In the consumer packaged goods industry, consumption is repetitive and relatively frequent.  Once a buyer is motivated to purchase, and likes the product, repeat purchases are very likely to follow.  Such is not the case with personal computers, which are typically “retained” for five to seven years.  Many things about the consumer, or user, change over this period of time.  Travel changes, use changes, the company changes, and so on.  As a result, their needs change significantly from one purchase to another in high technology markets.  These same consumers, however, do influence other consumers who are considering the purchase of a product and become a potentially good, or bad, reference for the product or brand.

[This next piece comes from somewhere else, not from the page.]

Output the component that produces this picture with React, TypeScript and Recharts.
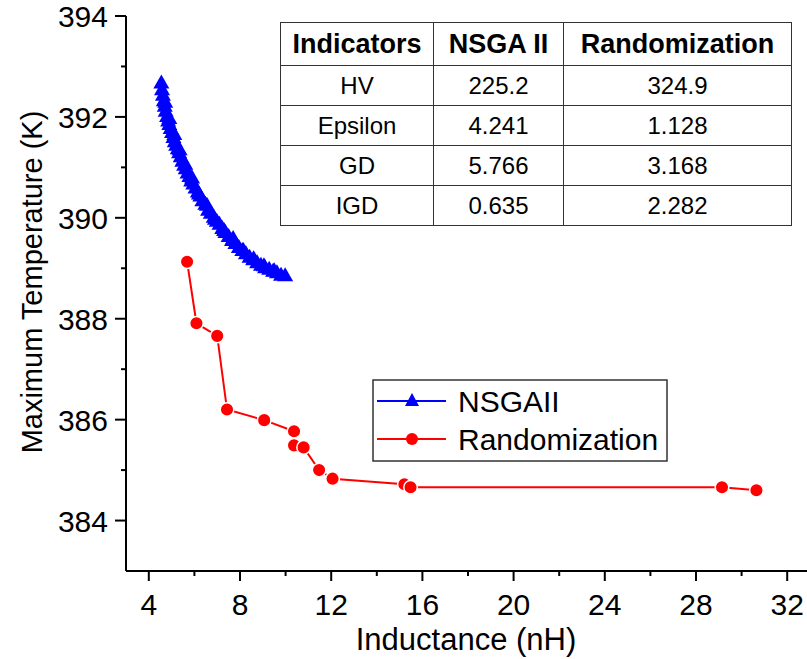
import React from 'react';
import { ScatterChart, Scatter, XAxis, YAxis, Legend } from 'recharts';

// Pareto fronts: inductance (nH) vs max temperature (K)
const nsgaX = [
  4.55, 4.58, 4.62, 4.66, 4.7, 4.74, 4.8, 4.85, 4.9, 4.96, 5.02, 5.08, 5.14,
  5.2, 5.27, 5.33, 5.4, 5.47, 5.55, 5.62, 5.7, 5.78, 5.86, 5.95, 6.05, 6.15,
  6.26, 6.35, 6.48, 6.6, 6.72, 6.85, 6.98, 7.1, 7.22, 7.36, 7.5, 7.65, 7.8,
  7.95, 8.1, 8.26, 8.42, 8.58, 8.75, 8.92, 9.1, 9.28, 9.45, 9.62, 9.8, 9.98,
];
const nsgaY = [
  392.68, 392.55, 392.44, 392.33, 392.22, 392.12, 392.02, 391.93, 391.86,
  391.78, 391.7, 391.6, 391.52, 391.45, 391.38, 391.3, 391.22, 391.13, 391.05,
  390.98, 390.9, 390.83, 390.74, 390.68, 390.6, 390.52, 390.44, 390.35, 390.28,
  390.16, 390.1, 390.02, 389.94, 389.88, 389.8, 389.72, 389.64, 389.56, 389.5,
  389.42, 389.36, 389.3, 389.23, 389.18, 389.12, 389.07, 389.02, 388.99,
  388.95, 388.92, 388.87, 388.86,
];
// points sitting just off the main curve (the ragged edge of the band)
const nsgaEdgeX = [4.72, 4.9, 5.12, 5.35, 5.6, 5.9, 6.2, 6.55, 6.9, 7.3, 7.7, 8.15, 8.6, 9.05, 9.5];
const nsgaEdgeY = [392.3, 391.98, 391.66, 391.36, 391.07, 390.8, 390.48, 390.26, 389.98, 389.76, 389.6, 389.36, 389.2, 389.06, 388.96];

const randX = [
  5.68, 6.09, 7.0, 7.43, 9.06, 10.37, 10.37, 10.79, 11.47, 12.06, 15.21, 15.48,
  29.14, 30.65,
];
const randY = [
  389.13, 387.91, 387.66, 386.2, 385.99, 385.77, 385.49, 385.45, 385.0, 384.83,
  384.72, 384.66, 384.66, 384.6,
];

const xTicks = [4, 6, 8, 10, 12, 14, 16, 18, 20, 22, 24, 26, 28, 30, 32];
const yTicks = [384, 385, 386, 387, 388, 389, 390, 391, 392, 393, 394];

const indicators = ['HV', 'Epsilon', 'GD', 'IGD'];
const nsgaScores = ['225.2', '4.241', '5.766', '0.635'];
const randScores = ['324.9', '1.128', '3.168', '2.282'];

const nsgaData = nsgaX.map((x, i) => ({ x, y: nsgaY[i] }));
const nsgaEdge = nsgaEdgeX.map((x, i) => ({ x, y: nsgaEdgeY[i] }));
const randData = randX.map((x, i) => ({ x, y: randY[i] }));

const FONT = "'Liberation Sans', Arial, sans-serif";
const BLUE = '#0000FF';
const RED = '#FF0000';

const XTick = (props: any) => {
  const { x, y, payload } = props;
  const major = payload.value % 4 === 0;
  return (
    <g>
      <line x1={x} x2={x} y1={y} y2={y + (major ? 10 : 5)} stroke="#000" strokeWidth={2} />
      {major && (
        <text x={x} y={y + 44} textAnchor="middle" fontSize={30} fontFamily={FONT} fill="#000">
          {payload.value}
        </text>
      )}
    </g>
  );
};

const YTick = (props: any) => {
  const { x, y, payload } = props;
  const major = payload.value % 2 === 0;
  return (
    <g>
      <line x1={x - (major ? 11 : 5)} x2={x} y1={y} y2={y} stroke="#000" strokeWidth={2} />
      {major && (
        <text x={x - 18} y={y + 11} textAnchor="end" fontSize={30} fontFamily={FONT} fill="#000">
          {payload.value}
        </text>
      )}
    </g>
  );
};

const Triangle = (props: any) => {
  const { cx, cy } = props;
  return <polygon points={`${cx},${cy - 8} ${cx - 8},${cy + 6} ${cx + 8},${cy + 6}`} fill={BLUE} />;
};

const Dot = (props: any) => {
  const { cx, cy } = props;
  return <circle cx={cx} cy={cy} r={6.8} fill={RED} stroke="#fff" strokeWidth={1.5} />;
};

const LegendBox = (props: any) => {
  const items = (props.payload || []).filter((p: any) => p.value !== 'edge');
  return (
    <svg width={296} height={83} style={{ display: 'block' }}>
      <rect x={1} y={1} width={294} height={81} fill="#fff" stroke="#333" strokeWidth={1.5} />
      {items.map((item: any, i: number) => {
        const cy = 22 + i * 38;
        const isBlue = item.value === 'NSGAII';
        const color = isBlue ? BLUE : RED;
        return (
          <g key={item.value}>
            <line x1={5} x2={74} y1={cy} y2={cy} stroke={color} strokeWidth={2} />
            {isBlue ? (
              <polygon points={`40,${cy - 8} 33,${cy + 5} 47,${cy + 5}`} fill={color} />
            ) : (
              <circle cx={40} cy={cy} r={6} fill={color} />
            )}
            <text x={86} y={cy + 11} fontSize={30} fontFamily={FONT} fill="#000">
              {item.value}
            </text>
          </g>
        );
      })}
    </svg>
  );
};

const cellBorder = '1.5px solid #333';

export default function App() {
  return (
    <div
      style={{
        position: 'absolute',
        left: 0,
        top: 0,
        width: 807,
        height: 659,
        overflow: 'hidden',
        background: '#fff',
        fontFamily: FONT,
      }}
    >
      <ScatterChart width={830} height={659} margin={{ top: 16, right: 20, bottom: 0, left: 0 }}>
        <XAxis
          type="number"
          dataKey="x"
          domain={[3, 33]}
          ticks={xTicks}
          interval={0}
          tickSize={0}
          tickMargin={0}
          tickLine={false}
          tick={<XTick />}
          axisLine={{ stroke: '#000', strokeWidth: 2 }}
          height={88}
          allowDataOverflow
        />
        <YAxis
          type="number"
          dataKey="y"
          domain={[383, 394]}
          ticks={yTicks}
          interval={0}
          tickSize={0}
          tickMargin={0}
          tickLine={false}
          tick={<YTick />}
          axisLine={{ stroke: '#000', strokeWidth: 2 }}
          width={126}
          allowDataOverflow
        />
        <Legend
          layout="horizontal"
          verticalAlign="middle"
          align="center"
          content={<LegendBox />}
          wrapperStyle={{ position: 'absolute', left: 372, top: 379, width: 296, height: 83 }}
        />
        <Scatter
          name="NSGAII"
          data={nsgaData}
          fill={BLUE}
          line={{ stroke: BLUE, strokeWidth: 2 }}
          shape={<Triangle />}
          isAnimationActive={false}
        />
        <Scatter
          name="edge"
          legendType="none"
          data={nsgaEdge}
          fill={BLUE}
          shape={<Triangle />}
          isAnimationActive={false}
        />
        <Scatter
          name="Randomization"
          data={randData}
          fill={RED}
          line={{ stroke: RED, strokeWidth: 2 }}
          shape={<Dot />}
          isAnimationActive={false}
        />
        <text
          transform="translate(466, 650)"
          textAnchor="middle"
          fontSize={31}
          fontFamily={FONT}
          fill="#000"
        >
          Inductance (nH)
        </text>
        <text
          transform="translate(42, 282) rotate(-90)"
          textAnchor="middle"
          fontSize={29}
          fontFamily={FONT}
          fill="#000"
        >
          Maximum Temperature (K)
        </text>
      </ScatterChart>

      <table
        style={{
          position: 'absolute',
          left: 280,
          top: 22,
          width: 511,
          borderCollapse: 'collapse',
          fontFamily: FONT,
          color: '#000',
          background: '#fff',
          tableLayout: 'fixed',
        }}
      >
        <colgroup>
          <col style={{ width: 153 }} />
          <col style={{ width: 130 }} />
          <col style={{ width: 228 }} />
        </colgroup>
        <thead>
          <tr style={{ height: 43 }}>
            {['Indicators', 'NSGA II', 'Randomization'].map((h) => (
              <th
                key={h}
                style={{ border: cellBorder, fontSize: 27, fontWeight: 'bold', padding: 0, textAlign: 'center' }}
              >
                {h}
              </th>
            ))}
          </tr>
        </thead>
        <tbody>
          {indicators.map((name, i) => (
            <tr key={name} style={{ height: 40 }}>
              {[name, nsgaScores[i], randScores[i]].map((v, j) => (
                <td key={j} style={{ border: cellBorder, fontSize: 24, padding: 0, textAlign: 'center' }}>
                  {v}
                </td>
              ))}
            </tr>
          ))}
        </tbody>
      </table>
    </div>
  );
}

In those consumer markets like washing machines and automobiles, which have product lives similar to high technology products, there are still significant differences.  In consumer markets, the use of the product still stays the same, as does its “form” (washing machines still look essentially the same as they did a decade ago) and its “controls” (what they do and where they are located. i.e. on a car, the gas pedal, brake, shift door handle, etc.)

In high technology products, the form and functionality change dramatically in a very short period of time.  Personal computers can be used to tackle problems today, that weren’t even envisioned a few years ago.

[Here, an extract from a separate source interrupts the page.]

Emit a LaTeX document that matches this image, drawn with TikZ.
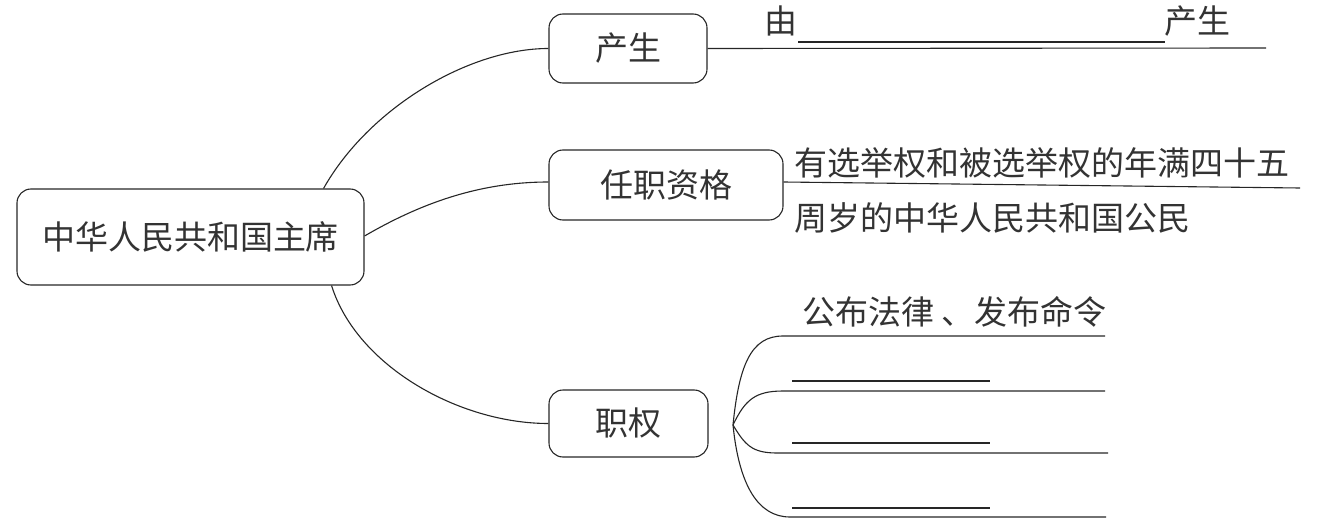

Technology Introduction and Adoption

Another difference is that the pace of technology introduction is very rapid in our markets, often much faster than the consumers’ purchase cycle, as noted above.   These enablers also modify how people use products.  For example, multimedia is becoming pervasive although people are’t sure of what its long term best use will be, color flat panel displays have moved from luxury items to the mainstream market, and we are in the second generation of PDAs, even though the market segment is still in the innovation stage.

Obsolescence versus the Threshold of Utility

Another difference between high technology and consumer packaged goods is the risk of obsolescence.  A high technology product is obsolete within months of purchase, if that long.  Consumer goods have much longer lives of usefulness.  Black, ABS rotary telephones purchased in the 1930s can still be used to communicate as effectively as modern touch-tone phones.  Automobiles bought 50 or more years ago can still be driven at highway speeds and provide the same basic functionality today.  Black and White TVs can still be used to receive today’s programs.

An original IBM PC purchased in August 1981 still performs today, at the same specifications it did then.  The difference is that it cannot run the applications, and do the things people want it to today.  Microsoft’s 1984 advertisements to the contrary, the 8088 processor will not run Windows.

High technology products eventually drop below a “threshold of utility”.  They don’t really wear out, or break that often. The products simply, no longer let people stay as productive as they need to be or do the things they want.

There are certainly areas of similarity between consumer packaged goods and high technology markets (for example considerations of style, “look and feel”, image, prestige, etc.), but the differences summarized above are critical to understanding the right approaches to penetrating high technology markets.